Metrics Aren’t Permanent

The past couple posts highlighted two common but nuanced issues that cause metrics to be misjudged or misinterpreted: (1) a representational gap between what is measured and what is “ground truth reality”, or what one wishes to actually measure; and (2) Goodhart’s Law, or the incentives that intentionally or unintentionally cause metrics to be “gamed” and less useful over time.

This post talks about another issue that, while more obvious, frequently gets overlooked in the daily hustle: (3) metrics must follow, and adapt to, strategic and environmental shifts over time. As a product’s strategy changes, or as the users, ecosystem, or environment of the product changes, the metrics that guide the product must also change.

There are a lot of benefits to having a stable, immutable metric definition. Time series and historical analyses are much easier if metrics don’t frequently churn. Perhaps more importantly, institutional knowledge increases and gets better encapsulated in metric and product understanding. This generally gives organizations more confidence that they have the correct strategic initiatives and are doing the right things for the product and users.

However, too rigid of an emphasis on metric stability can result in major problems, especially if the product or environment are rapidly evolving — which is almost always true in tech. One area in which tech generally recognizes this issue quite well is for Trust and Safety. As spam and scam techniques evolve, teams are quick to improve and adapt the classification and identification of attack vectors. My experience is that metrics tend to pivot quickly in this domain. (The primary metric issues tended to be due to statistical complexities around proper measurement on low prevalence rate problems.)

I think it might surprise outsiders that the organic Search product’s north star changes fairly frequently, in order to align with major yearslong strategic pivots. This is a slower cycle than for Trust and Safety, but equally vital to long-term product success. When I joined Google, the primary metric was search queries, roughly defined as requests to a search backend system. This worked quite well in the “ten blue links” desktop computer days. But then a bunch of features were launched which were unambiguously good, yet could reduce search queries, for example autocomplete suggestions in the search box dropdown. More recent advances such as multimodal or AI mode cause further divergence between a search query and an atomic unit of user value. The north star metric obviously gets updated to incorporate such changes.

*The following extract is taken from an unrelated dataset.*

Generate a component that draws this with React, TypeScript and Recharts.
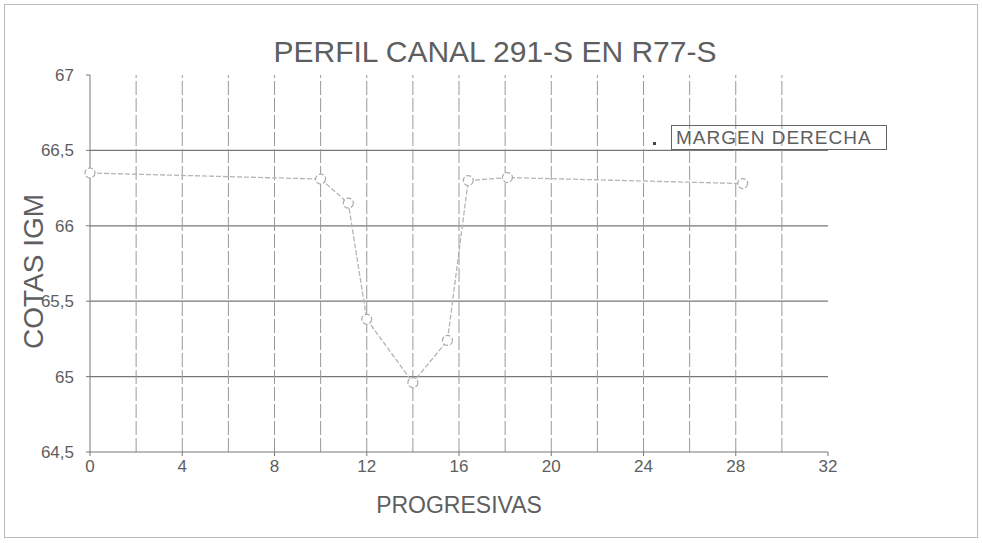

It’s something that we don’t necessarily realize, but we tend to think about the definition of metrics as Platonic ideals, immutable and eternal. I think this has something to do with the fact that, when we are defining metrics, it’s typically in the language of mathematics. The chaos of reality — of the data and measurement itself — is separated out. We trust that the mathematical formulas and properties of statistical convergence will always work; any errors are due to the messiness of measurement in the real world. But at least in the business world, the real world is what’s “really real.”